Kaitlyn passed the exam on June 7th. She will be investigating matrix-free Monte Carlo methods for many-fermion systems and also developing a library of observables aimed to generate benchmarks and calculate the thermodynamics of neutron matter.
Congratulations to Kaitlyn and Yaqi on their recent awards!
Kaitlyn received our Department’s Hamilton award for summer support, and Yaqi received the Dean’s Graduate Fellowship from the College of Arts & Sciences, also for summer support.
Congratulations to Kaitlyn on passing her Master’s defense!
Really great work. The committee was impressed!!!
Congratulations to Yaqi on receiving a Dissertation Completion Fellowship!
From the Graduate School website: “Dissertation Completion Fellowships support doctoral students in the final year of their dissertation by enabling them to focus full time on research and writing.”
We’ve been (now officially) awarded NSF funding to study the thermodynamics of nuclei and nuclear matter!

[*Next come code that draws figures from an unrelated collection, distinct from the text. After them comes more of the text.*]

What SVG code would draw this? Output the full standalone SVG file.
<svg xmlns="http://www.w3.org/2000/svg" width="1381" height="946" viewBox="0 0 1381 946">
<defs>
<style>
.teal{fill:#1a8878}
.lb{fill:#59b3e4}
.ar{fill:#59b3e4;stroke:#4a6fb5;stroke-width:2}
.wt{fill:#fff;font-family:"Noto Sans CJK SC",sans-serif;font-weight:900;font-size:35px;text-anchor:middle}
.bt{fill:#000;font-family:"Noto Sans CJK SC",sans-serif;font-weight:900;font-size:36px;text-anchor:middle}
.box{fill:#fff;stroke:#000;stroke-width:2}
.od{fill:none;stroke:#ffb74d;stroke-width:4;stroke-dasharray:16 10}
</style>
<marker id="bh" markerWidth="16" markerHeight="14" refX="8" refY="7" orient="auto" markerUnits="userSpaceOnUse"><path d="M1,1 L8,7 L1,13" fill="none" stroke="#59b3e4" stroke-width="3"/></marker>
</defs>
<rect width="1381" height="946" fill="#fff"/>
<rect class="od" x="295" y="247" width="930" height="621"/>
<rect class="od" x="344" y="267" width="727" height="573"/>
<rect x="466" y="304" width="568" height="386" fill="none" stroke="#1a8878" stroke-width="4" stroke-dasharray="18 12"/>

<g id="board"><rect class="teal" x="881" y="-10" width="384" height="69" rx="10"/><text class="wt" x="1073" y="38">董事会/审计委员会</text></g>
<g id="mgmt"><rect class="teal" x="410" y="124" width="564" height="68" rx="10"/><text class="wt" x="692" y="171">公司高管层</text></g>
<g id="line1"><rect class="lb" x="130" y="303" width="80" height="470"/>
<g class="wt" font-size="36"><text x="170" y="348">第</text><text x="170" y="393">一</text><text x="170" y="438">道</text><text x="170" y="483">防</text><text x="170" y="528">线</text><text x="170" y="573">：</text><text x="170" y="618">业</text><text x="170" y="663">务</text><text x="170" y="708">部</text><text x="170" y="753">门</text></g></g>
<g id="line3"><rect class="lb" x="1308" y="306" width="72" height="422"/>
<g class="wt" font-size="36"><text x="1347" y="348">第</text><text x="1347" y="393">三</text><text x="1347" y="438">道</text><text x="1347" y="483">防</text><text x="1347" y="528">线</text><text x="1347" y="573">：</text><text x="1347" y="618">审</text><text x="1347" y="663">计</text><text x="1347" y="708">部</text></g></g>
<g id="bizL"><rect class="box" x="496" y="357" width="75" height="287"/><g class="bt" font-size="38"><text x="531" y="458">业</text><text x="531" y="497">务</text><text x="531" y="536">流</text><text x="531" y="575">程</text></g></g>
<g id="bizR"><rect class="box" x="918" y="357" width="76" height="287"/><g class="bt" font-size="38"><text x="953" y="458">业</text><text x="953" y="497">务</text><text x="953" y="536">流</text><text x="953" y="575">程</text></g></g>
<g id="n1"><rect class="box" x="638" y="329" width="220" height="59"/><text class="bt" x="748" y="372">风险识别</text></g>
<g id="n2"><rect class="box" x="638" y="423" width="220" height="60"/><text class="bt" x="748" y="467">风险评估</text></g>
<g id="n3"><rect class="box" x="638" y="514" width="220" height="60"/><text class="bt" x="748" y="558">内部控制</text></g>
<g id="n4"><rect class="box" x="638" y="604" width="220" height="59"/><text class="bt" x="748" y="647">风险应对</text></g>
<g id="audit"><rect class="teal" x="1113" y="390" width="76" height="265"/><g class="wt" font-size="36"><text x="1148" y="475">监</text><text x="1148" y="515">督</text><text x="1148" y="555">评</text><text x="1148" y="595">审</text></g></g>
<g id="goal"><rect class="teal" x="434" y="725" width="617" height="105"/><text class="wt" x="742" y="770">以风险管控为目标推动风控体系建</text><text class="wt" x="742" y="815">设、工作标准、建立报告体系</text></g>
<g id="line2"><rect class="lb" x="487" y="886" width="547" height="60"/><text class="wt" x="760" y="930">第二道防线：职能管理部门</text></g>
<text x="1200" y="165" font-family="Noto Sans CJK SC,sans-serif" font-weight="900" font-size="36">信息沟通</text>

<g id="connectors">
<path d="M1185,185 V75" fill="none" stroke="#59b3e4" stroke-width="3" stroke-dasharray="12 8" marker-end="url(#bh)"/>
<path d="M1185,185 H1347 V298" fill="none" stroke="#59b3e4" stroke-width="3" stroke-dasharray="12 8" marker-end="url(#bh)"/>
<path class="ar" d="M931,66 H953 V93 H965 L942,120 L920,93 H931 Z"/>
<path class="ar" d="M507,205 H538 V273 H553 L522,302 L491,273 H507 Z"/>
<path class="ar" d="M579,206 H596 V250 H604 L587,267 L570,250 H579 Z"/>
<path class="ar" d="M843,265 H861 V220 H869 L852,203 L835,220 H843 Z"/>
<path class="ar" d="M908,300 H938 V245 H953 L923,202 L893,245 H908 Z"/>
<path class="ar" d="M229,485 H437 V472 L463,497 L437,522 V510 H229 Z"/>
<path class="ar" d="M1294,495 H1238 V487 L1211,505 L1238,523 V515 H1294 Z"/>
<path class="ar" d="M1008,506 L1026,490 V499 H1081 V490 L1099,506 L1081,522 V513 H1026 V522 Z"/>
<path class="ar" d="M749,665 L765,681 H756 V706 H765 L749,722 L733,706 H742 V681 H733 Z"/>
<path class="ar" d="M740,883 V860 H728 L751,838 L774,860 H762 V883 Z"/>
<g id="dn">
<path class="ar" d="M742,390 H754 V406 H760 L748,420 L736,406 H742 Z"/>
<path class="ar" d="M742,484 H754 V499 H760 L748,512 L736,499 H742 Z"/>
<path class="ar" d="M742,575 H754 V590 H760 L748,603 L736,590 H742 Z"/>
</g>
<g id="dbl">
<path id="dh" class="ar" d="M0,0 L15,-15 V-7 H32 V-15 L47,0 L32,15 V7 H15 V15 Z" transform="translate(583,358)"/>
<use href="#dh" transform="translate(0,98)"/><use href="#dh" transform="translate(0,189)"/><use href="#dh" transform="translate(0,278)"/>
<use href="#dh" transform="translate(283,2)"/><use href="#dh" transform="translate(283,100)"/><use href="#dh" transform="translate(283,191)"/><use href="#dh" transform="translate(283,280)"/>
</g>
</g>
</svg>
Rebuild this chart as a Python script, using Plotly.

Here’s an excerpt from the “Intellectual Merit” section of the summary:
At least half of the heavy elements in the periodic table are believed to be generated by r-process nucleosynthesis in neutron star mergers (NSMs). Whether those are indeed the sites of the r-process is a central question in nuclear astrophysics. To answer it, the dynamical evolution of NSMs is studied in astrophysics simulations, whose main microscopic input is the thermal equation of state of dense nuclear matter. Calculating the latter poses a challenging quantum many-body problem. The overarching objective of this project is to face that challenge, starting with the finite-temperature thermodynamics of neutron matter, using the ab initio non-perturbative tools of non-relativistic lattice field theory combined with chiral effective theory interactions. Calculations of the pairing, superfluidity, and clustering properties are also proposed, as they impact the structure and thermal evolution of neutron stars. The same theoretical tools will provide quantitative insight into the density of states of finite nuclei in an ab initio fashion, which is a long-standing problem in nuclear physics and an input for nuclear reaction theory.